Annik Bilodeau is an educational developer and researcher at the Centre for Teaching Excellence and an Adjunct Professor in the Department of Spanish and Latin American Studies at the University of Waterloo (Ontario). She obtained her PhD in Spanish (2016) from the University of Ottawa, studying Spanish American narrative and its integration in second language teaching, as well as the evolution of cosmopolitanism thought in Mexican and Peruvian contemporary literature.

She is the author of two monographs: Belonging Beyond Borders: Cosmopolitan Affiliations in Contemporary Spanish American Literature (University of Calgary Press, 2021), which traces the evolution from aesthetic cosmopolitanism through anti-colonial nationalism to modern political cosmopolitanism in the works of Elena Poniatowka, Mario Vargas Llosa, and Jorge Volpi; and Pasting Up Protest: The Art of Memorializing Violence in Mexican Printmaking (McGill-Queens University Press, forthcoming November 2025), which explores the sociopolitical engagement of contemporary Mexican street artists and printmakers, and examines the role of art in creating public memory.

She is currently researching feminist street art and activism about gender-based violence and reproductive rights in Mexico, Chile, and Argentina (SSHRC Insight Grant, 2022-2027). Her research interests also include foreign language reading anxiety, collaborative learning, and feminist pedagogies.

English, University of Waterloo

Ariane Wilson is a transdisciplinary artist and researcher in her 5 to 9, and a public engagement professional in her 9 to 5 at a Canadian gender justice non-profit organization. She specialized in Collaborative Design while completing a Bachelor of Knowledge Integration (2021) at the University of Waterloo (Ontario) with a Fine Arts Studio Minor and a Spanish Language II Diploma. In the spring of 2021, she was awarded the University of Waterloo’s Angus Kerr-Lawson Essay Prize in Philosophy for her paper, Quantum Bayesianism – Embracing Subjectivity in Science, which explores how a philosophical interpretation of quantum mechanics tells us that welcoming subjectivity in empirical science could give rise to scientific progress.

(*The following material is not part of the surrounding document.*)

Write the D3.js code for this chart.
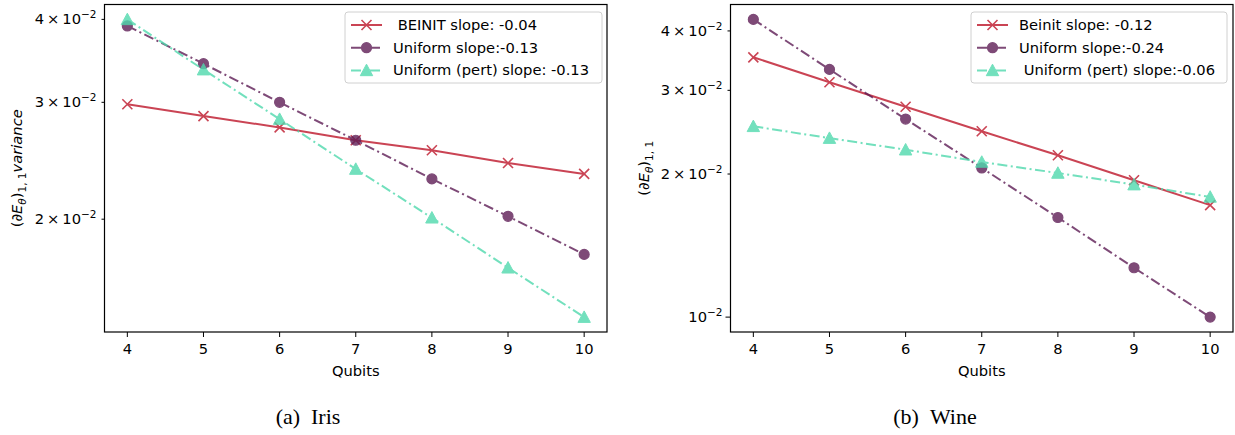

Since 2019, she has been researching how public art can bolster social movements protesting gender-based violence in Latin America, working closely with Dr. Annik Bilodeau on several projects, including the literature review for her book, Pasting up Protest – The Art of Memorializing Violence in Mexican Printmaking (McGill-Queen’s University Press, forthcoming November 2025). Currently, she is assisting Dr. Bilodeau with her research on feminist street art and activism about gender-based violence and reproductive rights in Mexico, Chile, and Argentina (SSHRC Insight Grant, 2022-2027).